Exercise requirements: Images must not appear in your copy; reproduce every other part of the records exactly.

(Charts and diagrams as code)
━━━━━━━━━━━━━━━━
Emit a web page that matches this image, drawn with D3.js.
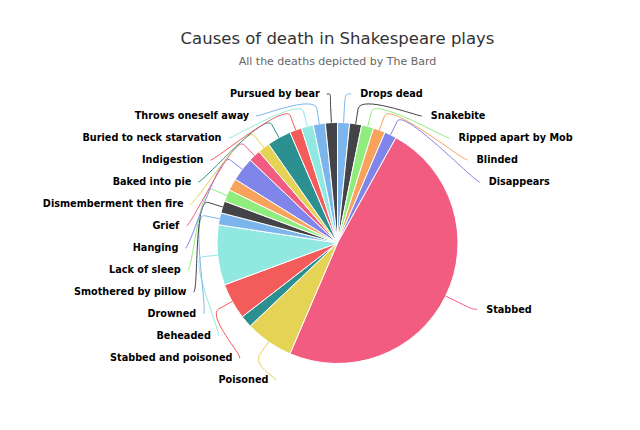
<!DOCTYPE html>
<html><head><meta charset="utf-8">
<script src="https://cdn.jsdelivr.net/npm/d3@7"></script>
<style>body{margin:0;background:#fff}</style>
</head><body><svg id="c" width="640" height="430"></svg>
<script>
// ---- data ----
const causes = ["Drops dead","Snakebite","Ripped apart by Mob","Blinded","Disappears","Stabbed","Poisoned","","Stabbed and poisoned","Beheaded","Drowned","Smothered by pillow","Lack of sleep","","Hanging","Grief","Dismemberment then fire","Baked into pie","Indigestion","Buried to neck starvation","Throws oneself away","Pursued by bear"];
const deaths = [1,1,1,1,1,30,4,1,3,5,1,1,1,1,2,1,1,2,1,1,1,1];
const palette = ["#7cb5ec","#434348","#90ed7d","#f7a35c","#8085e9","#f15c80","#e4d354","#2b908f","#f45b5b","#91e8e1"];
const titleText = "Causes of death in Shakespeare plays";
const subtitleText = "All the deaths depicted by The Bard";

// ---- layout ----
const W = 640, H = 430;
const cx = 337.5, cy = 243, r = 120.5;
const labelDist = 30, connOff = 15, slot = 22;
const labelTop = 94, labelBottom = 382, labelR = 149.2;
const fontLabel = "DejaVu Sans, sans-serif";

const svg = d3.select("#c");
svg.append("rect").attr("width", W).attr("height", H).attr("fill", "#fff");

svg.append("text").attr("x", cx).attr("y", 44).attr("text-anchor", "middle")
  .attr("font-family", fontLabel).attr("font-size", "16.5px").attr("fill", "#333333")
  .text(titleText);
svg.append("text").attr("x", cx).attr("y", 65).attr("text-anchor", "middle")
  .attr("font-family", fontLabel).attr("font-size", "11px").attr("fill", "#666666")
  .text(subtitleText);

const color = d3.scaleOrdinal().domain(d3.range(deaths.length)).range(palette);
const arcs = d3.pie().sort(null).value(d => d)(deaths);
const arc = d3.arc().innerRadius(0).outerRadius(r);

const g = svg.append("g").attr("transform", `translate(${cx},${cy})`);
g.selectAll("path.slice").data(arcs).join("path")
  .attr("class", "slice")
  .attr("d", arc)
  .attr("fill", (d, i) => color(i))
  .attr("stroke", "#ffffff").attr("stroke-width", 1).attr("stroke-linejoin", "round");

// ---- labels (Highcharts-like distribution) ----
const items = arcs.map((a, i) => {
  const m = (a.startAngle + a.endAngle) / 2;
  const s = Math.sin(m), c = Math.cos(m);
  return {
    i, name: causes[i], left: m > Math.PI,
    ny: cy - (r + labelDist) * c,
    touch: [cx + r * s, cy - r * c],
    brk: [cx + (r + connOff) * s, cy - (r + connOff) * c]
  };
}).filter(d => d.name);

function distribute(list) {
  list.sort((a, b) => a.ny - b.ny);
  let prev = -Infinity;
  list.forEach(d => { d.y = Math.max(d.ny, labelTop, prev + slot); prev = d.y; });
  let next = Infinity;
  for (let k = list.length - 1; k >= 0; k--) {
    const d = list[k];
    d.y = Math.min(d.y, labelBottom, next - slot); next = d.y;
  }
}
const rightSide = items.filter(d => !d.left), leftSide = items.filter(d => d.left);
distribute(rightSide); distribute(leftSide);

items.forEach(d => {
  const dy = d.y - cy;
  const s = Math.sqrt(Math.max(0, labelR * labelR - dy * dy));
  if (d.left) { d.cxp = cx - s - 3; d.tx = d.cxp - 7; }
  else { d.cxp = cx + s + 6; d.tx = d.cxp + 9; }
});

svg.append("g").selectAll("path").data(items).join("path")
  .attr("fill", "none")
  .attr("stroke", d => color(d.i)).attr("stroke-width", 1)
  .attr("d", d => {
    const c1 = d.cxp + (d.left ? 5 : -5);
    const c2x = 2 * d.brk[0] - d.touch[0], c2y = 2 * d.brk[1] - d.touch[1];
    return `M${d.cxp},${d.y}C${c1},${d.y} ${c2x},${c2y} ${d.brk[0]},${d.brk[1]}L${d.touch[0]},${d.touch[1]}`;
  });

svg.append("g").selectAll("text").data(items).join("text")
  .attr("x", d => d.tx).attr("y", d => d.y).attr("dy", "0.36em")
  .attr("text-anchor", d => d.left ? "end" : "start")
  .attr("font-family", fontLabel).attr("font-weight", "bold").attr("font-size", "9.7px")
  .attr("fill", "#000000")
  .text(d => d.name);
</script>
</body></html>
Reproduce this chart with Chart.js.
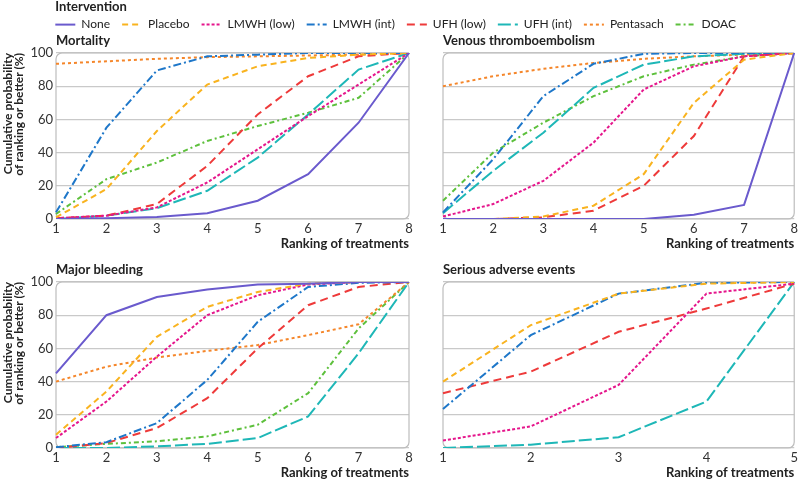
━━━━━━━━━━━━━━━━
Answer in full:
Emit a web page that matches this image, drawn with D3.js.
<!DOCTYPE html>
<html><head><meta charset="utf-8">
<script src="https://cdn.jsdelivr.net/npm/d3@7"></script>
<style>body{margin:0;background:#fff}</style>
</head><body><svg id="c" width="640" height="430"></svg>
<script>
// ---- data ----
const causes = ["Drops dead","Snakebite","Ripped apart by Mob","Blinded","Disappears","Stabbed","Poisoned","","Stabbed and poisoned","Beheaded","Drowned","Smothered by pillow","Lack of sleep","","Hanging","Grief","Dismemberment then fire","Baked into pie","Indigestion","Buried to neck starvation","Throws oneself away","Pursued by bear"];
const deaths = [1,1,1,1,1,30,4,1,3,5,1,1,1,1,2,1,1,2,1,1,1,1];
const palette = ["#7cb5ec","#434348","#90ed7d","#f7a35c","#8085e9","#f15c80","#e4d354","#2b908f","#f45b5b","#91e8e1"];
const titleText = "Causes of death in Shakespeare plays";
const subtitleText = "All the deaths depicted by The Bard";

// ---- layout ----
const W = 640, H = 430;
const cx = 337.5, cy = 243, r = 120.5;
const labelDist = 30, connOff = 15, slot = 22;
const labelTop = 94, labelBottom = 382, labelR = 149.2;
const fontLabel = "DejaVu Sans, sans-serif";

const svg = d3.select("#c");
svg.append("rect").attr("width", W).attr("height", H).attr("fill", "#fff");

svg.append("text").attr("x", cx).attr("y", 44).attr("text-anchor", "middle")
  .attr("font-family", fontLabel).attr("font-size", "16.5px").attr("fill", "#333333")
  .text(titleText);
svg.append("text").attr("x", cx).attr("y", 65).attr("text-anchor", "middle")
  .attr("font-family", fontLabel).attr("font-size", "11px").attr("fill", "#666666")
  .text(subtitleText);

const color = d3.scaleOrdinal().domain(d3.range(deaths.length)).range(palette);
const arcs = d3.pie().sort(null).value(d => d)(deaths);
const arc = d3.arc().innerRadius(0).outerRadius(r);

const g = svg.append("g").attr("transform", `translate(${cx},${cy})`);
g.selectAll("path.slice").data(arcs).join("path")
  .attr("class", "slice")
  .attr("d", arc)
  .attr("fill", (d, i) => color(i))
  .attr("stroke", "#ffffff").attr("stroke-width", 1).attr("stroke-linejoin", "round");

// ---- labels (Highcharts-like distribution) ----
const items = arcs.map((a, i) => {
  const m = (a.startAngle + a.endAngle) / 2;
  const s = Math.sin(m), c = Math.cos(m);
  return {
    i, name: causes[i], left: m > Math.PI,
    ny: cy - (r + labelDist) * c,
    touch: [cx + r * s, cy - r * c],
    brk: [cx + (r + connOff) * s, cy - (r + connOff) * c]
  };
}).filter(d => d.name);

function distribute(list) {
  list.sort((a, b) => a.ny - b.ny);
  let prev = -Infinity;
  list.forEach(d => { d.y = Math.max(d.ny, labelTop, prev + slot); prev = d.y; });
  let next = Infinity;
  for (let k = list.length - 1; k >= 0; k--) {
    const d = list[k];
    d.y = Math.min(d.y, labelBottom, next - slot); next = d.y;
  }
}
const rightSide = items.filter(d => !d.left), leftSide = items.filter(d => d.left);
distribute(rightSide); distribute(leftSide);

items.forEach(d => {
  const dy = d.y - cy;
  const s = Math.sqrt(Math.max(0, labelR * labelR - dy * dy));
  if (d.left) { d.cxp = cx - s - 3; d.tx = d.cxp - 7; }
  else { d.cxp = cx + s + 6; d.tx = d.cxp + 9; }
});

svg.append("g").selectAll("path").data(items).join("path")
  .attr("fill", "none")
  .attr("stroke", d => color(d.i)).attr("stroke-width", 1)
  .attr("d", d => {
    const c1 = d.cxp + (d.left ? 5 : -5);
    const c2x = 2 * d.brk[0] - d.touch[0], c2y = 2 * d.brk[1] - d.touch[1];
    return `M${d.cxp},${d.y}C${c1},${d.y} ${c2x},${c2y} ${d.brk[0]},${d.brk[1]}L${d.touch[0]},${d.touch[1]}`;
  });

svg.append("g").selectAll("text").data(items).join("text")
  .attr("x", d => d.tx).attr("y", d => d.y).attr("dy", "0.36em")
  .attr("text-anchor", d => d.left ? "end" : "start")
  .attr("font-family", fontLabel).attr("font-weight", "bold").attr("font-size", "9.7px")
  .attr("fill", "#000000")
  .text(d => d.name);
</script>
</body></html>
Reproduce this chart with Chart.js.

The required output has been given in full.